▶ **DATA SHOWN**:
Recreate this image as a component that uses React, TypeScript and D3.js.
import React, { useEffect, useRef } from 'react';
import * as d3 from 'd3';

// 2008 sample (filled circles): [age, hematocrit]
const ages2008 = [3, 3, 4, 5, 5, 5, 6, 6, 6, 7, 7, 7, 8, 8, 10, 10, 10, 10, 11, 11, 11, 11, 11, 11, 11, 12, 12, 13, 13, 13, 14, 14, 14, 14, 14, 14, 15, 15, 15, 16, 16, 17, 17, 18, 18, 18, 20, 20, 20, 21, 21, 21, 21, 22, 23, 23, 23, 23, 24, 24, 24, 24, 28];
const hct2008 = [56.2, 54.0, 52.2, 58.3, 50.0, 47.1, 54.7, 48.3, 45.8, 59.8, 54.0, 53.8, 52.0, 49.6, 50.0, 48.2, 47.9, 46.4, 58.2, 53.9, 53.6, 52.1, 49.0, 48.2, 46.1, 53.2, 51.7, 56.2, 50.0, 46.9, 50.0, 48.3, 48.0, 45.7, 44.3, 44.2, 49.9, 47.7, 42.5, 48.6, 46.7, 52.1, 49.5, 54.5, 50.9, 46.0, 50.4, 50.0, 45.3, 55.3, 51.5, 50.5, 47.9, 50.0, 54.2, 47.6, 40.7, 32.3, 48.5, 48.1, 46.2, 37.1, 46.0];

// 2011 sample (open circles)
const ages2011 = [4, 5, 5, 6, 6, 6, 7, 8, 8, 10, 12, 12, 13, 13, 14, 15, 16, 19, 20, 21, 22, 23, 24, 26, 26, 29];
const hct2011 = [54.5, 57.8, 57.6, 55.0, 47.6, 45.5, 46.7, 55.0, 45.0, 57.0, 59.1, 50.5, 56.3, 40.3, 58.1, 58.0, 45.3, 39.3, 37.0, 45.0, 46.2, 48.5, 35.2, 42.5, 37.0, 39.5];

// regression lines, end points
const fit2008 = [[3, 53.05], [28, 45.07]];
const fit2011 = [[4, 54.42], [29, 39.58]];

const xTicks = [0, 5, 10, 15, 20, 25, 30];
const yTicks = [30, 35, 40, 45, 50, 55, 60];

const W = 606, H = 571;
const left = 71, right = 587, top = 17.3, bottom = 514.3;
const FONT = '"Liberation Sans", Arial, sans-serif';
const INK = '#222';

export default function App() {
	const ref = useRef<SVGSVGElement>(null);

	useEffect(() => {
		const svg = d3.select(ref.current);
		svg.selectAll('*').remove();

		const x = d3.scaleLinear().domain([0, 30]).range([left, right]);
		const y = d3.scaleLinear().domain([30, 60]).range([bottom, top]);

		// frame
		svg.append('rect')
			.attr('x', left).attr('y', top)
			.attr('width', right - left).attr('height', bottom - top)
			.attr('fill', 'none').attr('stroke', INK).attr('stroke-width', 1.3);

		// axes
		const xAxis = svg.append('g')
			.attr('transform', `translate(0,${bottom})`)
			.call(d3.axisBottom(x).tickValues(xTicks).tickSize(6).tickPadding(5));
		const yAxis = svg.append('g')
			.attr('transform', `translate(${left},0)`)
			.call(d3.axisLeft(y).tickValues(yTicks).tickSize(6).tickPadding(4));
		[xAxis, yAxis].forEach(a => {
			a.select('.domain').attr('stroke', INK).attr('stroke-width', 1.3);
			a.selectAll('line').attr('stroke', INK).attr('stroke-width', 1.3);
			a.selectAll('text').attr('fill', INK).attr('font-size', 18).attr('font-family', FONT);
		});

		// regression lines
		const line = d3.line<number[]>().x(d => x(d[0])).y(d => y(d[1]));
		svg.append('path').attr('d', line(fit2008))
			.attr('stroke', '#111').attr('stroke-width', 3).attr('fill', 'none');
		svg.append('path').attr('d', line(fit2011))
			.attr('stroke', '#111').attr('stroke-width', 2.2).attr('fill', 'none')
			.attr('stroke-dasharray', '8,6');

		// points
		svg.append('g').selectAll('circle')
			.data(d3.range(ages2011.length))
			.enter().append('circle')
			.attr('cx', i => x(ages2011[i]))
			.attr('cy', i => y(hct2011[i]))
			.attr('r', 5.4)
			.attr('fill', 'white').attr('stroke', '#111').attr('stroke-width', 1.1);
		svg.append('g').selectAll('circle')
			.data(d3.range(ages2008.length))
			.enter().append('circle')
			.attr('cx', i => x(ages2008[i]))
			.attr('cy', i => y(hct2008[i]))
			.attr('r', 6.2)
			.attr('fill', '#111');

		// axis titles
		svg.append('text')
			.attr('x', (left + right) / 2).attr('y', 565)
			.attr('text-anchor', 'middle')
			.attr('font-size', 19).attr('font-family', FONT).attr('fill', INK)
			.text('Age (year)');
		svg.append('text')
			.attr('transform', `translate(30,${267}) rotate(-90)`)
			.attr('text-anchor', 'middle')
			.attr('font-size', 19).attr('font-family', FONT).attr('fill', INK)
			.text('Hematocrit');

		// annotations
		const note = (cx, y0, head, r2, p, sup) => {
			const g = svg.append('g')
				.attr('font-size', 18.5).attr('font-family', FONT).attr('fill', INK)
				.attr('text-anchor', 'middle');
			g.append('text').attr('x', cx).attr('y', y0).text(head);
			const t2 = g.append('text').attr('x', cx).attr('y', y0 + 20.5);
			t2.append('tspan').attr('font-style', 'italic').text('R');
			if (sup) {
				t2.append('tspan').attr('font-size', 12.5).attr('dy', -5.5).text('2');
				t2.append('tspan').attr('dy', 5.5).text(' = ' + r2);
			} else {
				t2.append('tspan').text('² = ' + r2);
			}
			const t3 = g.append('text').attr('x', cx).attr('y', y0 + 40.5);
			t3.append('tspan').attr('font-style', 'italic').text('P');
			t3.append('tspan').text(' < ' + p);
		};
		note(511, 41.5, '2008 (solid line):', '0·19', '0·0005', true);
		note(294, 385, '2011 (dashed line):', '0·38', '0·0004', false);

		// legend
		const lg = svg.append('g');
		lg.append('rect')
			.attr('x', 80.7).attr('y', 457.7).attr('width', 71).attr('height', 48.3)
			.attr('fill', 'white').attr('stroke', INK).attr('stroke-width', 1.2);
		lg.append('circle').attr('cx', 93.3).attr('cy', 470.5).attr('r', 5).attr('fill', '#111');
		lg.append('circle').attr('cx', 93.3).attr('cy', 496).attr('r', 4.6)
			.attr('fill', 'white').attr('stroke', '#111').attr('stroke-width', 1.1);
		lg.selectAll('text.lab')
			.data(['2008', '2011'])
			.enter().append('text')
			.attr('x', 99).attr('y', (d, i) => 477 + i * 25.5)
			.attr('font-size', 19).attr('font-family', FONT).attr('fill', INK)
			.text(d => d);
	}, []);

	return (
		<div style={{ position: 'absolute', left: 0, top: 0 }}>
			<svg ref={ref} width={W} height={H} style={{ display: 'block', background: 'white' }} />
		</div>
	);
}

* * *

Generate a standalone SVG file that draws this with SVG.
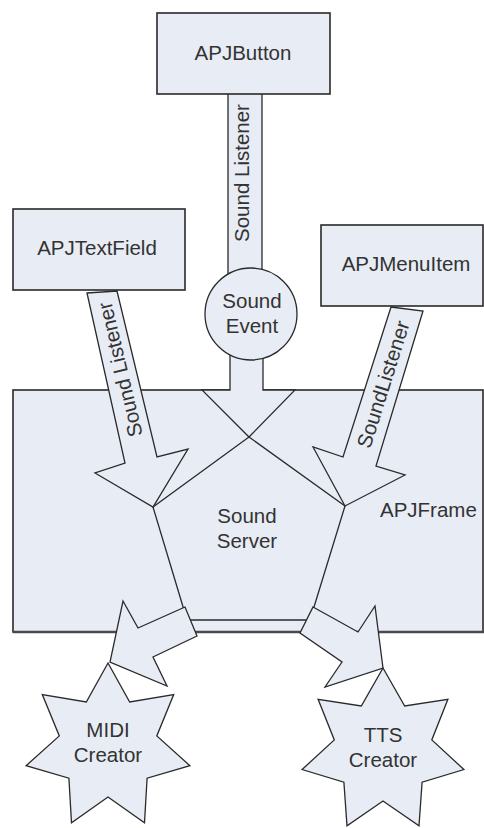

▶ **EXERCISE DESCRIPTION**: Your task is to print the lines from the one containing "Recreate this image" through the one containing "d3.scaleLinear().domain([30, 60]).range([bottom, top]);", exactly and with nothing added.

▶ **THE RESULT**:
Recreate this image as a component that uses React, TypeScript and D3.js.
import React, { useEffect, useRef } from 'react';
import * as d3 from 'd3';

// 2008 sample (filled circles): [age, hematocrit]
const ages2008 = [3, 3, 4, 5, 5, 5, 6, 6, 6, 7, 7, 7, 8, 8, 10, 10, 10, 10, 11, 11, 11, 11, 11, 11, 11, 12, 12, 13, 13, 13, 14, 14, 14, 14, 14, 14, 15, 15, 15, 16, 16, 17, 17, 18, 18, 18, 20, 20, 20, 21, 21, 21, 21, 22, 23, 23, 23, 23, 24, 24, 24, 24, 28];
const hct2008 = [56.2, 54.0, 52.2, 58.3, 50.0, 47.1, 54.7, 48.3, 45.8, 59.8, 54.0, 53.8, 52.0, 49.6, 50.0, 48.2, 47.9, 46.4, 58.2, 53.9, 53.6, 52.1, 49.0, 48.2, 46.1, 53.2, 51.7, 56.2, 50.0, 46.9, 50.0, 48.3, 48.0, 45.7, 44.3, 44.2, 49.9, 47.7, 42.5, 48.6, 46.7, 52.1, 49.5, 54.5, 50.9, 46.0, 50.4, 50.0, 45.3, 55.3, 51.5, 50.5, 47.9, 50.0, 54.2, 47.6, 40.7, 32.3, 48.5, 48.1, 46.2, 37.1, 46.0];

// 2011 sample (open circles)
const ages2011 = [4, 5, 5, 6, 6, 6, 7, 8, 8, 10, 12, 12, 13, 13, 14, 15, 16, 19, 20, 21, 22, 23, 24, 26, 26, 29];
const hct2011 = [54.5, 57.8, 57.6, 55.0, 47.6, 45.5, 46.7, 55.0, 45.0, 57.0, 59.1, 50.5, 56.3, 40.3, 58.1, 58.0, 45.3, 39.3, 37.0, 45.0, 46.2, 48.5, 35.2, 42.5, 37.0, 39.5];

// regression lines, end points
const fit2008 = [[3, 53.05], [28, 45.07]];
const fit2011 = [[4, 54.42], [29, 39.58]];

const xTicks = [0, 5, 10, 15, 20, 25, 30];
const yTicks = [30, 35, 40, 45, 50, 55, 60];

const W = 606, H = 571;
const left = 71, right = 587, top = 17.3, bottom = 514.3;
const FONT = '"Liberation Sans", Arial, sans-serif';
const INK = '#222';

export default function App() {
	const ref = useRef<SVGSVGElement>(null);

	useEffect(() => {
		const svg = d3.select(ref.current);
		svg.selectAll('*').remove();

		const x = d3.scaleLinear().domain([0, 30]).range([left, right]);
		const y = d3.scaleLinear().domain([30, 60]).range([bottom, top]);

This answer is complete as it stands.